Laut dem Tessiner Staatsrat Gobbi waren offenbar mit der alten, vor wenigen Wochen abgetretenen italienischen Regierung Gespräche im Gang, um Campiones Beitritt zum EU-Zollraum zu verschieben. Denn die Behörden der italienischen Exklave würden es nicht schaffen, alle nötigen Vorkehrungen rechtzeitig zu treffen, betont Gobbi.
In diesem weit gefassten Zusammenhang kommt natürlich auch das neue Grenzgängerabkommen mit Italien ins Spiel. Es würde Rom, den italienischen Grenzgemeinden und in geringerem Ausmass auch dem Tessin Mehreinnahmen bescheren. Das Abkommen ist 2015 von Bern und Rom paraphiert worden – doch während die Schweiz zur Unterzeichnung bereit ist, scheint es Italien diesbezüglich nicht eilig zu haben.
Weil sich nun die Vorbedingungen für das Abkommen seit 2015 geändert hätten, will Gobbi eine Neuverhandlung. Diese sollte die Möglichkeit der einseitigen Aufkündigung des Abkommens durch die Schweiz thematisieren. Um hierbei mehr Druck auszuüben, möchte der Chef des Tessiner Justiz- und Polizeidepartements die Möglichkeit nicht ausschliessen, die Auszahlung des Grenzgänger-Finanzausgleichs an Italien zu blockieren. So geschah es unter ähnlichen Begleitumständen bereits 2011, als die damalige Kantonsregierung die Hälfte des Betrages zurückhielt.

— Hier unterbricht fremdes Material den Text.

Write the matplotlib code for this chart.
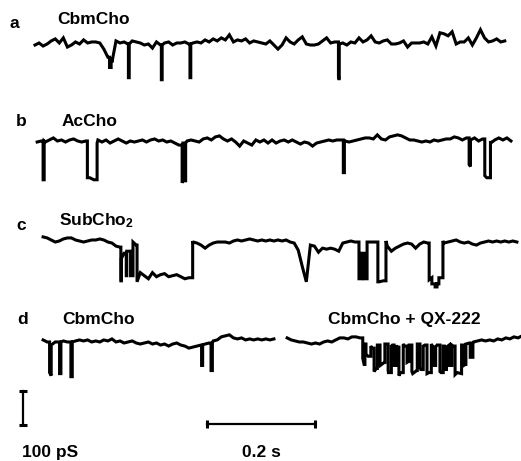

Die alte Rede vom Tessiner Malaise gegenüber Italien könnte jetzt wieder Auftrieb erhalten. Denn für Unmut sorgt nicht nur das Zögern Italiens, das Abkommen zu unterschreiben. Die Zahl der «billigen und willigen» Grenzgänger hat mit über 66 000 Personen einen neuen Höchststand erreicht; fast jeder dritte Arbeitsplatz im Tessin wird von einem «Frontaliere» belegt. So wächst die Furcht vor noch mehr Druck auf die Tessiner Löhne und Arbeitsbedingungen.